- Active: 1974; 52 years ago – Present
- Country: Hong Kong (1974-1997); China (1997-Present) Hong Kong; ;
- Agency: Hong Kong Police Force
- Type: Protective security unit
- Operations jurisdiction: Hong Kong
- Part of: 'B' Department - Crime and Security Wings
- Common name: G4 VIPPU

Structure
- Officers: 100 (1997)

Commanders
- Current commander: Senior Superintendent Lu Shilong
- Notable commanders: Craig Foster

= VIP Protection Unit (Hong Kong) =

Unit of the Hong Kong Police Force

The VIP Protection Unit (Abbreviation: VIPPU; 要員保護組), otherwise known as G4 (originally Section G, Division 4), is a protective security unit branch of the Hong Kong Police Force (HKPF).

==History==
The unit was established in 1974 in the wake of tragic events that took place in the Munich Massacre in 1972. The original name had been given to the VIPPU since it is the 4th division of the former Royal Hong Kong Police Force's Special Branch (RHKPF Special Branch).

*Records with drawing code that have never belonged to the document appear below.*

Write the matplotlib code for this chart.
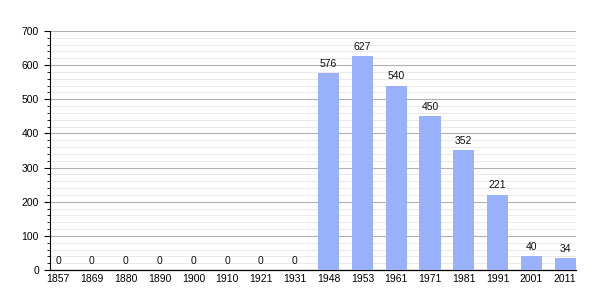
import matplotlib
matplotlib.use("Agg")
import matplotlib.pyplot as plt
from matplotlib.ticker import MultipleLocator

plt.rcParams['font.family'] = ['Liberation Sans', 'DejaVu Sans']

years = ["1857", "1869", "1880", "1890", "1900", "1910", "1921", "1931",
         "1948", "1953", "1961", "1971", "1981", "1991", "2001", "2011"]
population = [0, 0, 0, 0, 0, 0, 0, 0, 576, 627, 540, 450, 352, 221, 40, 34]

fig = plt.figure(figsize=(6.05, 3.0), dpi=100)
ax = fig.add_axes([50/605, 30/300, 526/605, 239/300])

x = list(range(len(years)))
bars = ax.bar(x, population, width=0.63, color="#99b0fb", zorder=3)
for xi, v in zip(x, population):
    ax.annotate(str(v), (xi, v), xytext=(0, 3), textcoords="offset points",
                ha="center", va="bottom", fontsize=7.5, color="#111111", zorder=4)

ax.set_xlim(-0.24, 15.32)
ax.set_ylim(0, 700)
ax.set_xticks(x)
ax.set_xticklabels(years, fontsize=7.5)
ax.tick_params(axis="x", length=0, pad=3)
ax.yaxis.set_major_locator(MultipleLocator(100))
ax.yaxis.set_minor_locator(MultipleLocator(20))
ax.tick_params(axis="y", which="major", labelsize=7.5, length=4, color="#000000", pad=4)
ax.tick_params(axis="y", which="minor", length=2, color="#000000")
ax.grid(axis="y", which="major", color="#b0b0b0", linewidth=0.8, zorder=0)
ax.grid(axis="y", which="minor", color="#e6e6e6", linewidth=0.6, zorder=0)
for s in ["top", "right"]:
    ax.spines[s].set_visible(False)
ax.spines["left"].set_color("#000000")
ax.spines["bottom"].set_color("#000000")
ax.spines["left"].set_linewidth(0.8)
ax.spines["bottom"].set_linewidth(0.9)

fig.savefig("out.png", dpi=100)
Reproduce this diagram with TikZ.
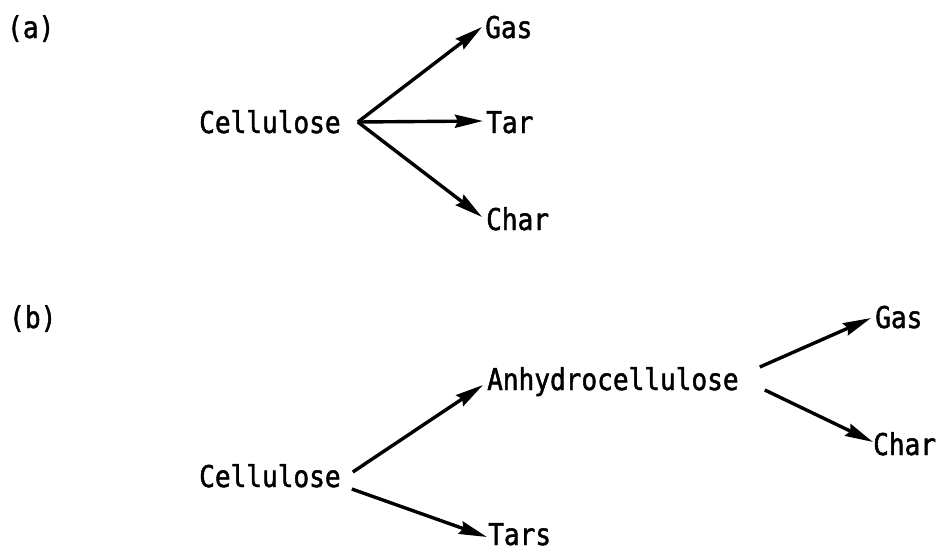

Following the disbanding of the RHKPF Special Branch in 1995, the VIPPU was reassigned under the Security Wing of the HKPF after the handover in 1997.

===Known operations===
In 1997, VIPPU was involved in protecting delegates attending the World Bank-IMF Meeting and the Hong Kong handover ceremony.

The VIPPU was involved in policing demonstrations at the 2008 Summer Olympics in Hong Kong.

In August 2012, the VIPPU was deployed to protect the crew of the Shenzhou 9 when they visited Hong Kong.

In January 2019, the unit protected Donald Tsang, who was the former Chief Executive after his release from prison.

On May 29, 2025, the VIPPU provided protection for Wang Yi and foreign VIPs in Hong Kong to attend a ceremony of the launching of the International Organization for Mediation.

==Organization==
The VIPPU is currently under the HKPF's Crime and Security Department under the Security Wing. It is under the command of a HKPF officer with the rank of Senior Superintendent. Contact details for the VIPPU and the exact number of officers working in the unit are classified due to security concerns that require confidentiality.

The unit primary responsibility for the personal safety of HKSAR Chief Executive and his/her core family (previously, the Governor and his family before the handover in 1997), high-rank government officials, VIPs and visiting dignitaries to Hong Kong. They are also deployed to protect Chief Executive candidates during public events. For female VIPs, female VIPPU officers are deployed to protect them.

The VIPPU is also trained to conduct stealth-based protection in case the VIP wants them to keep a low profile. In case a VIP refuses VIPPU protection, they will assess the situation and increase police presence to ensure their safety.

===Training===
All prospective VIPPU officers are trained to counter sudden attacks, hostage rescue, VIP protection, and unarmed combat with English/Putonghua courses. They are also trained to provide Basic Trauma Life Support in case the VIP suffers wounds or injuries. The unit conducts joint exercises with the PTU, SDU and the ASU.

Basic training lasts for 10 weeks, followed by a probationary period for six months. Candidate are required to run with 50 kgs. sandbags to simulate carrying VIPs when under fire. Selection lasts for three days and two nights, which includes physical fitness, fighting and swimming exercises. In the VIP protection course, candidates are required to be trained in firearms, self-defense and first aid. For prospective candidates who qualify, but are deemed not to be physically fit under VIPPU standards are placed under the "Physical Fitness Enhancement Course".

All serving HKPF officers are qualified to attend training with Constable, NCO and Inspector ranks.

==Equipment==
The VIPPU uses the Glock 17 and 19, the Remington Model 870 and the Heckler & Koch MP5K-PDW. They also used stun, smoke and flash grenades with batons. For protection, the unit has access to bulletproof blankets.

A BMW 7 Series F03 acquired by VIPPU in 2012 has a removable bulletproof windshield, armored tires and roof. Sensors are built in the vehicle to determine change in air composition with the windows/vents automatically closing in case of an incident involving WMDs, including toxic and biological.